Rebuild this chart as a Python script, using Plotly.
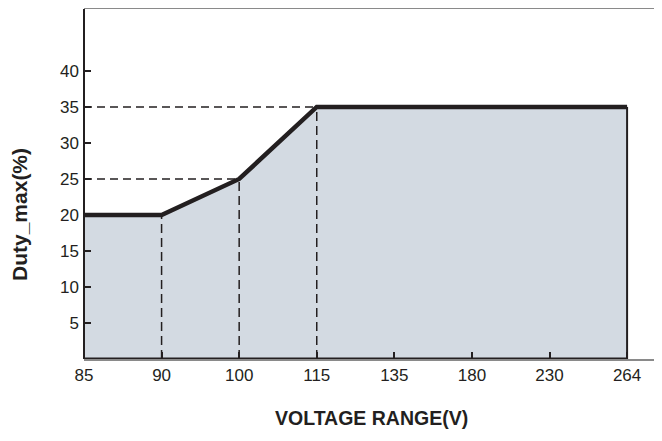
import plotly.graph_objects as go

# Data
x_labels = ["85", "90", "100", "115", "135", "180", "230", "264"]
x_pos = list(range(len(x_labels)))
curve_x = [0, 1, 2, 3, 7]
curve_y = [20, 20, 25, 35, 35]
y_ticks = [5, 10, 15, 20, 25, 30, 35, 40]
ref_points_x = [1, 2, 3]
ref_points_y = [20, 25, 35]

DARK = "#231f20"
FONT = "Liberation Sans, Arial, sans-serif"

# page body has an 8px margin; compensate
W, H = 654, 433
L, T = 76, 1
PLOT_W = W - L
PLOT_H = 350

fig = go.Figure()

# filled area
fig.add_trace(go.Scatter(x=curve_x + [7], y=curve_y + [0], mode="lines",
                         line=dict(color="rgba(0,0,0,0)", width=0),
                         fill="tozeroy", fillcolor="#d3dae2", hoverinfo="skip"))

# dashed reference lines
for xv, yv in zip(ref_points_x, ref_points_y):
    fig.add_trace(go.Scatter(x=[xv, xv], y=[0, yv], mode="lines",
                             line=dict(color=DARK, width=1.5, dash="9px,5px")))
for xv, yv in zip(ref_points_x[1:], ref_points_y[1:]):
    fig.add_trace(go.Scatter(x=[0, xv], y=[yv, yv], mode="lines",
                             line=dict(color=DARK, width=1.5, dash="8px,5px")))

# right edge of area
fig.add_trace(go.Scatter(x=[curve_x[-1], curve_x[-1]], y=[0, curve_y[-1]], mode="lines",
                         line=dict(color=DARK, width=2)))
# dark bottom axis segment
fig.add_trace(go.Scatter(x=[0, curve_x[-1]], y=[0, 0], mode="lines",
                         line=dict(color=DARK, width=3), cliponaxis=False))

# main curve
fig.add_trace(go.Scatter(x=curve_x, y=curve_y, mode="lines",
                         line=dict(color=DARK, width=4.5), cliponaxis=False))

fig.update_layout(
    width=W, height=H,
    margin=dict(l=L, r=0, t=T, b=H - T - PLOT_H),
    paper_bgcolor="white", plot_bgcolor="white",
    showlegend=False,
    font=dict(family=FONT, size=17, color=DARK),
    xaxis=dict(range=[0, 7.45], tickmode="array", tickvals=x_pos, ticktext=x_labels,
               ticks="inside", ticklen=7, tickwidth=1.5, tickcolor=DARK,
               showgrid=False, zeroline=False, showline=True, linecolor="#8a8a8a",
               linewidth=2, mirror=True, fixedrange=True,
               tickfont=dict(family=FONT, size=17, color=DARK)),
    yaxis=dict(range=[0, 48.6], tickmode="array", tickvals=y_ticks,
               ticks="inside", ticklen=7, tickwidth=1.5, tickcolor=DARK,
               showgrid=False, zeroline=False, showline=False, fixedrange=True,
               ticklabelstandoff=4,
               tickfont=dict(family=FONT, size=17, color=DARK)),
)

# left axis dark
fig.add_shape(type="line", xref="paper", yref="paper", x0=0, x1=0, y0=0, y1=1,
              line=dict(color=DARK, width=2))

# titles (positions in target-page pixels minus 8px body offset)
fig.add_annotation(text="<b>VOLTAGE RANGE(V)</b>", xref="paper", yref="paper",
                   x=(371 - 8 - L) / PLOT_W, y=-(418 - 8 - T - PLOT_H) / PLOT_H,
                   yanchor="middle", xanchor="center",
                   showarrow=False, font=dict(family=FONT, size=19.5, color=DARK))
fig.add_annotation(text="<b>Duty_max(%)</b>", xref="paper", yref="paper",
                   x=(20 - 8 - L) / PLOT_W, y=(PLOT_H + T - (215 - 8)) / PLOT_H,
                   xanchor="center", yanchor="middle",
                   textangle=-90, showarrow=False, font=dict(family=FONT, size=21, color=DARK))

fig.write_html("out.html")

+ + + + + + +

▸ **What you have to do**: All of the data needs repeating exactly, but the pictures do not.

▸ **Exercise answer**:
Rebuild this chart as a Python script, using Plotly.
import plotly.graph_objects as go

# Data
x_labels = ["85", "90", "100", "115", "135", "180", "230", "264"]
x_pos = list(range(len(x_labels)))
curve_x = [0, 1, 2, 3, 7]
curve_y = [20, 20, 25, 35, 35]
y_ticks = [5, 10, 15, 20, 25, 30, 35, 40]
ref_points_x = [1, 2, 3]
ref_points_y = [20, 25, 35]

DARK = "#231f20"
FONT = "Liberation Sans, Arial, sans-serif"

# page body has an 8px margin; compensate
W, H = 654, 433
L, T = 76, 1
PLOT_W = W - L
PLOT_H = 350

fig = go.Figure()

# filled area
fig.add_trace(go.Scatter(x=curve_x + [7], y=curve_y + [0], mode="lines",
                         line=dict(color="rgba(0,0,0,0)", width=0),
                         fill="tozeroy", fillcolor="#d3dae2", hoverinfo="skip"))

# dashed reference lines
for xv, yv in zip(ref_points_x, ref_points_y):
    fig.add_trace(go.Scatter(x=[xv, xv], y=[0, yv], mode="lines",
                             line=dict(color=DARK, width=1.5, dash="9px,5px")))
for xv, yv in zip(ref_points_x[1:], ref_points_y[1:]):
    fig.add_trace(go.Scatter(x=[0, xv], y=[yv, yv], mode="lines",
                             line=dict(color=DARK, width=1.5, dash="8px,5px")))

# right edge of area
fig.add_trace(go.Scatter(x=[curve_x[-1], curve_x[-1]], y=[0, curve_y[-1]], mode="lines",
                         line=dict(color=DARK, width=2)))
# dark bottom axis segment
fig.add_trace(go.Scatter(x=[0, curve_x[-1]], y=[0, 0], mode="lines",
                         line=dict(color=DARK, width=3), cliponaxis=False))

# main curve
fig.add_trace(go.Scatter(x=curve_x, y=curve_y, mode="lines",
                         line=dict(color=DARK, width=4.5), cliponaxis=False))

fig.update_layout(
    width=W, height=H,
    margin=dict(l=L, r=0, t=T, b=H - T - PLOT_H),
    paper_bgcolor="white", plot_bgcolor="white",
    showlegend=False,
    font=dict(family=FONT, size=17, color=DARK),
    xaxis=dict(range=[0, 7.45], tickmode="array", tickvals=x_pos, ticktext=x_labels,
               ticks="inside", ticklen=7, tickwidth=1.5, tickcolor=DARK,
               showgrid=False, zeroline=False, showline=True, linecolor="#8a8a8a",
               linewidth=2, mirror=True, fixedrange=True,
               tickfont=dict(family=FONT, size=17, color=DARK)),
    yaxis=dict(range=[0, 48.6], tickmode="array", tickvals=y_ticks,
               ticks="inside", ticklen=7, tickwidth=1.5, tickcolor=DARK,
               showgrid=False, zeroline=False, showline=False, fixedrange=True,
               ticklabelstandoff=4,
               tickfont=dict(family=FONT, size=17, color=DARK)),
)

# left axis dark
fig.add_shape(type="line", xref="paper", yref="paper", x0=0, x1=0, y0=0, y1=1,
              line=dict(color=DARK, width=2))

# titles (positions in target-page pixels minus 8px body offset)
fig.add_annotation(text="<b>VOLTAGE RANGE(V)</b>", xref="paper", yref="paper",
                   x=(371 - 8 - L) / PLOT_W, y=-(418 - 8 - T - PLOT_H) / PLOT_H,
                   yanchor="middle", xanchor="center",
                   showarrow=False, font=dict(family=FONT, size=19.5, color=DARK))
fig.add_annotation(text="<b>Duty_max(%)</b>", xref="paper", yref="paper",
                   x=(20 - 8 - L) / PLOT_W, y=(PLOT_H + T - (215 - 8)) / PLOT_H,
                   xanchor="center", yanchor="middle",
                   textangle=-90, showarrow=False, font=dict(family=FONT, size=21, color=DARK))

fig.write_html("out.html")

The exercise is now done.